Q90.心には種類があるか?

A.心の位相幾何学・心は循環構造で4段階に飛躍発展する

 心を物質の動き――情報であると考える。すると、宇宙空間には物質がたくさん動いていますから、宇宙のありとあらゆる物質に心があると考えることになります。宇宙の物事にはすべて連続性があり、飛躍というものがありません。すると、そもそも私たちや動物たち、あるいは植物や無機物との違いがわからなくなります。
 しかし、物事に本質的な差異のある飛躍をもたらす体系があります。それが数学のトポロジー位相幾何学です。
 一本のひもがあります。この両端を近づけてくっつける。

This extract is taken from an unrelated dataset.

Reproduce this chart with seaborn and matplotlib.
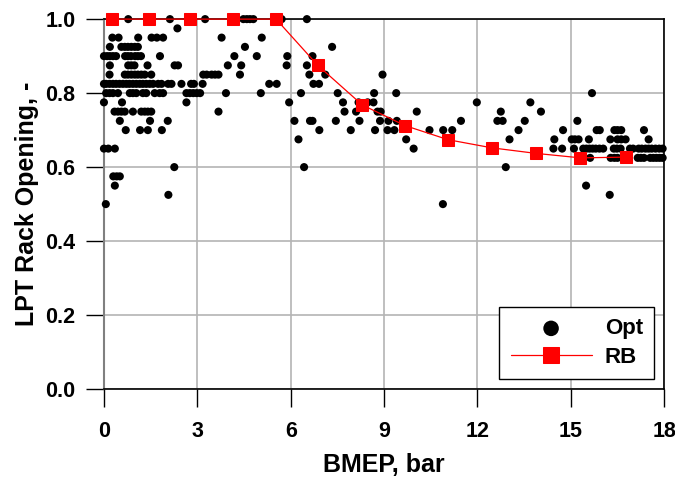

すると、一本の線分から円へと飛躍が起こります。このとき、連続性というものがありません。線分と円の中間の存在というのはないのです。くっついた瞬間に突如、線分から円へと飛躍するのです。
 無機物から生物、生物から動物、動物から人類、この違いは、情報がどのように動いているか回路として見ると、トポロジーの違いであることがわかります。
 無機物は、情報のやりとりの型がありません。すなわち、・の形、点です。
 植物などは、環境から信号を受け取って返すだけなので、Uの形、線分です。
 動物は、環境から信号を受け取り、それによって環境にアプローチし、その変化に応じてさらに行動するので、Oの形、円です。
 人間などは、頭の中でシミュレーションするループを持つので、8の形です。
 すなわち、心――精神には4つの分類があるわけです。
 宇宙には、多様な構造物やシステムがあります。なかには、意志があるのではと感じさせるものもたくさんあります。そこで、心という言葉の意味を、「物質構造に依存せずに一定パターンの行動を生み出す何か」と考えると、いろいろな存在に心を考えることができます。これらを、トポロジーという観点から考察してみましょう。
 物質の分子構造、コンピュータ、銀河、台風、竜巻のような渦構造、サーモスタット、人間の構成する国家、アリのコロニー、文化、生物の遺伝子進化、免疫システム、地球ガイアシステムなどにおける情報循環構造を考えるのです。
 物質の分子構造は、変化がありません。変化の伝達という要素がないので、やはり無機物で・点となります。
 現在のコンピュータの情報の流れにはループがありません。コンピュータに入力するのは人間であり、出力を受け取るのも人間です。コンピュータの情報のループは人間のループの一部です。コンピュータは手や足と同じで人間の一部なのです。植物同様、環境から信号を受け取って返すだけなので、Uの形、線分です。
 銀河、台風、竜巻のような渦構造は循環はあるのですが、受け取った変化を返すとき、既に対象が変化していて別になっています。物質は循環していても、情報は循環せず流れ去るだけなのです。すなわち植物と同じくUの形、線分です。
 アリのコロニーは、アリ個体=ニューロンや細胞という類比から指摘されたものです。コロニー維持のため情報を受け、情報を返すという循環があるように見えます。また、人間の構成する国家、文化にも情報の循環があります。しかし、これらの情報循環はサイクルが大きいため、入力と出力との時間差が大きく、対応しようとした環境はもう既に変化してしまっています。すなわち、情報は循環しておらず断絶することがあります。すなわちUの形、線分です。
 線分と円の違いを生むのは、情報循環のサイクルの大きさと環境変化の速度の対応です。環境変化に対して、情報循環のサイクルが遅すぎるものは、円となることができないのです。ひもの片側をもう片側に近づけようとしたら、片側が動いていてくっつけられなかったわけです。
 ロボット技術の研究では、0.1秒がクローズドループの限界と言われています。入力から出力までに0.1秒以上かかると、情報循環構造が安定しないわけです。
 この意味では、サーモスタットは環境に応じて変化しその変化で環境を変化させることができ、情報の循環構造が成立しています。サーモスタットは超原始的な動物というべきであり、Oの形、円です。
 免疫システムは、システムのサイクルは0.1秒より遅いのですが、体内という急激には変化しない環境を相手にすることで、情報循環構造を維持しています。Oの形、円です。
 生物の遺伝子進化は環境に対して変化するのですが、サイクルが非常に遅く、循環は成立しません。Uの形、線分です。
 地球ガイアシステムとは、地球には意志のようなものがあって、地球環境を安定させるようにはたらいているという考え方です。もしその仮説通り、地球を安定化させる力があるとすれば、Oの形、円です。しかしおそらく事実ではなく、そもそもシステムとして成立していないと思われます。